Drone Vandalized Billboard

Graffiti by drone was supposed to be a bad joke. Despite a ban on drones from this year’s South by Southwest convention, a remote-control vandalism machine made its way to the show. Now, someone has used a drone to scrawl a tag across a billboard in New York. Welcome to vandalism’s most complicated, least exciting era.

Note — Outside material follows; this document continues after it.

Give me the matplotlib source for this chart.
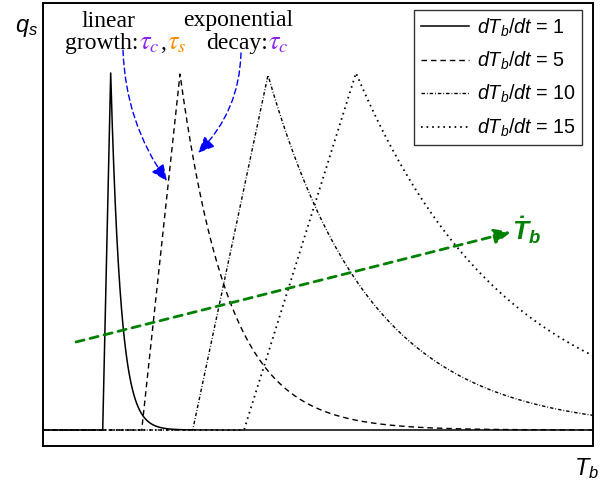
import numpy as np
import matplotlib
matplotlib.use("Agg")
import matplotlib.pyplot as plt
from matplotlib.offsetbox import TextArea, HPacker, AnnotationBbox

plt.rcParams["font.family"] = ["Liberation Sans", "DejaVu Sans"]
plt.rcParams["mathtext.fontset"] = "custom"
plt.rcParams["mathtext.it"] = "Liberation Sans:italic"
plt.rcParams["mathtext.rm"] = "Liberation Sans"
plt.rcParams["mathtext.bf"] = "Liberation Sans:bold"
plt.rcParams["mathtext.bfit"] = "Liberation Sans:italic:bold"

# heating rates and pulse shape parameters (T_b in arbitrary units, q_s normalised)
rates = [1, 5, 10, 15]
onset_T = [11.94, 19.74, 29.94, 40.2]      # start of linear growth
peak_T = [13.54, 27.4, 45.0, 62.6]         # end of growth / start of decay
peak_q = [1.0, 0.997, 0.994, 1.0]
decay_len = [2.0, 9.8, 20.4, 30.2]         # e-folding width of the decay in T_b
styles = ["-", (0, (4, 2.8)), (0, (2.5, 1.4, 0.6, 1.4)), (0, (0.9, 2.2))]
widths = [1.1, 1.0, 1.0, 1.3]
labels = [r"$dT_b/dt$ = %d" % r for r in rates]

T_min, T_max = 0.0, 110.0

fig = plt.figure(figsize=(6.0, 4.86), dpi=100)
ax = fig.add_axes([43 / 600, 1 - 446 / 486, 550 / 600, 443 / 486])

for t0, tp, qp, L, ls, lw, lab in zip(onset_T, peak_T, peak_q, decay_len, styles,
                                      widths, labels):
    T = np.sort(np.concatenate([np.linspace(T_min, T_max, 5000), [t0, tp]]))
    q = np.where(T < t0, 0.0,
                 np.where(T <= tp, qp * (T - t0) / (tp - t0),
                          qp * np.exp(-(T - tp) / L)))
    ax.plot(T, q, color="black", lw=lw, linestyle=ls, label=lab)

ax.set_xlim(T_min, T_max)
ax.set_ylim(-0.0448, 1.196)
ax.set_xticks([])
ax.set_yticks([])
for sp in ax.spines.values():
    sp.set_linewidth(1.4)

leg = ax.legend(loc="upper right", bbox_to_anchor=(0.98, 0.984), borderaxespad=0,
                fontsize=14.2, handlelength=2.45, handletextpad=0.4,
                labelspacing=0.56, fancybox=False, framealpha=1,
                edgecolor="#333333", borderpad=0.32)
leg.get_frame().set_linewidth(1.0)

# axis labels
fig.text(15 / 600, 1 - 32 / 486, r"$q_s$", fontsize=17, ha="left", va="baseline")
fig.text(574 / 600, 1 - 475 / 486, r"$T_b$", fontsize=17, ha="left", va="baseline")

# heating-rate trend arrow
green = "#008000"
ax.annotate("", xy=(93.6, 0.5546), xytext=(6.6, 0.2465),
            arrowprops=dict(arrowstyle="-|>,head_length=0.5,head_width=0.22",
                            color=green, lw=2.0, linestyle=(0, (3, 2.2)),
                            mutation_scale=20, shrinkA=0, shrinkB=0))
ax.text(93.8, 0.532, r"$\mathbfit{\dot{T}_b}$", color=green, fontsize=19,
        ha="left", va="baseline")

# growth / decay annotations
serif = dict(family="Liberation Serif", fontsize=17, math_fontfamily="stix")
greek = dict(family="Liberation Serif", fontsize=19, math_fontfamily="stix",
             fontweight="bold")
purple = "#8c22f0"
orange = "#ff8c00"
fig.text(108 / 600, 1 - 27 / 486, "linear", ha="center", va="baseline", **serif)
fig.text(238.5 / 600, 1 - 26 / 486, "exponential", ha="center", va="baseline", **serif)


def colored_line(parts, x_px, y_px):
    boxes = []
    for s, c in parts:
        props = greek if s.startswith("$") else serif
        boxes.append(TextArea(s, textprops=dict(color=c, **props)))
    pack = HPacker(children=boxes, align="baseline", pad=0, sep=0.5)
    ab = AnnotationBbox(pack, (x_px / 600, 1 - y_px / 486), xycoords="figure fraction",
                        box_alignment=(0, 0), frameon=False, pad=0)
    fig.add_artist(ab)


colored_line([("growth:", "black"), (r"$\tau_c$", purple), (",", "black"),
              (r"$\tau_s$", orange)], 65, 55)
colored_line([("decay:", "black"), (r"$\tau_c$", purple)], 206, 55)

blue_props = dict(arrowstyle="-|>,head_length=0.5,head_width=0.22", color="blue",
                  lw=1.0, linestyle=(0, (4, 2.5)), mutation_scale=20,
                  shrinkA=0, shrinkB=0)
ax.annotate("", xy=(24.8, 0.697), xytext=(16.0, 1.064),
            arrowprops=dict(connectionstyle="arc3,rad=0.15", **blue_props))
ax.annotate("", xy=(31.0, 0.776), xytext=(39.6, 1.056),
            arrowprops=dict(connectionstyle="arc3,rad=-0.2", **blue_props))

fig.savefig("out.png", dpi=100)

The South by Southwest aerial vandal was named “Tyrone the Drone.” In a slickly cut video by Chaotic Moon Studios, the makers of Tyrone, three men bike to the places they plan to tag. Then, through a confusing application of a wall-mounted sensors and a phone app, they mark walls with drone-delivered paint. Tyrone the Drone promises a stencil mount, a silly string configuration, and ultimately a flamethrower option (is fire the new graffiti?). Each payload works roughly the same, with an aerosol can carried underneath the drone and activated at the press of a button. For the flamethrower, the aerosol is hairspray, fired over a pilot light. From Chaotic Moon’s website, it’s hard to tell how much of Tyrone the Drone is serious or in jest, but the demonstration indoors at SXSW showed off silly string and flamethrower mounts, so if it’s a joke, Chaotic Moon Studios is at least committed to the execution.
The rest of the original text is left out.